Category Aircraft Models, Subcategory 1: 48 Corgi, Scale 1 : 48, ISBN/Box AA28702, Publisher/Brand Corgi, Version Diecast metal construction with some plastic components. Realistic panel lines, antennas, access panels and surface details. Pad printed markings and placards that won't fade or peel like decals.
For a man who stands as arguably the most famous fighter ace of all time, Manfred von Richthofen would begin WW1 as a cavalry reconnaissance officer, however, the advent of trench warfare soon had him searching for a more appropriate challenge. Attracted by the thrill of flying, he applied to join the Imperial German Army Air Service, initially as an aerial observer, but only because the training was shorter than that of a pilot, so he could get into the action more quickly.
As an armed observer, von Richthofen shot down two Allied aircraft, but neither were credited as both came down behind enemy lines and could not be verified. A chance meeting with the influential airman Oswald Boelcke on a train journey across France inspired von Richthofen to apply for pilot training almost immediately and on passing his final examinations on Christmas Day 1915, he was assigned to Kasta 8 on the Eastern Front.
Honing his undoubted flying skills whilst conducting reconnaissance flights over the trenches, von Richthofen would meet Boelcke once more during the summer of 1916, where he was invited to become one of the first dedicated fighter pilots of the Luftstreitkräfte and a member of the specialist Jasta 2 hunting squadron.
With influential airmen such as Max Immelmann and Oswald Boelcke championing the use of the aeroplane as an offensive weapon during WW1, the arrival of the Fokker Eindecker at front line units would prove significant in the history of aviation.
The world's first true dedicated fighter aircraft, the Eindecker introduced an effective interrupter gear system, which allowed the pilot to fire through the arc of the propeller and in his line of sight, making targeting of an enemy aircraft much easier. Its introduction led to a devastating period of aerial supremacy for the Luftstreitkräfte which became known as the 'Fokker Scourge', however, despite the horrendous toll the Eindecker took of Allied aircraft, its destructive impact could have been so much worse.

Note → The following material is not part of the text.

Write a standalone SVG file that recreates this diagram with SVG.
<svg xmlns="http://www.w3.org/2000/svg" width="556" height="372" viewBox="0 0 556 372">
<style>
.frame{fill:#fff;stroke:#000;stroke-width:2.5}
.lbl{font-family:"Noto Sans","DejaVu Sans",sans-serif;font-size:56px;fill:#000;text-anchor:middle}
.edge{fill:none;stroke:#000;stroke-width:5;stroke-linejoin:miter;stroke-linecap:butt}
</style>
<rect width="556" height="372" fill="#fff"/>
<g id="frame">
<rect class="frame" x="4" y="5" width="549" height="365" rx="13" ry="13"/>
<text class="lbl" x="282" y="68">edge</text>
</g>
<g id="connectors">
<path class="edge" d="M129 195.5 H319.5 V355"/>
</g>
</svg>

Initially, the German High Command would not allow their new aircraft to be flown near Allied lines, for fear the secrets of their new fighter would be discovered and resulted in many simply being used to chaperone reconnaissance aircraft. Also, the handling characteristics of the Eindecker could prove extremely challenging for the pilot, with its flight control systems having changed little from those employed by the Wright Brothers during their famous first flight of 1903 – it required a pilot's undivided attention all the time.
A relatively fragile aeroplane, it would not be long before more robust and manoeuvrable aircraft ended the dominance of the Eindecker.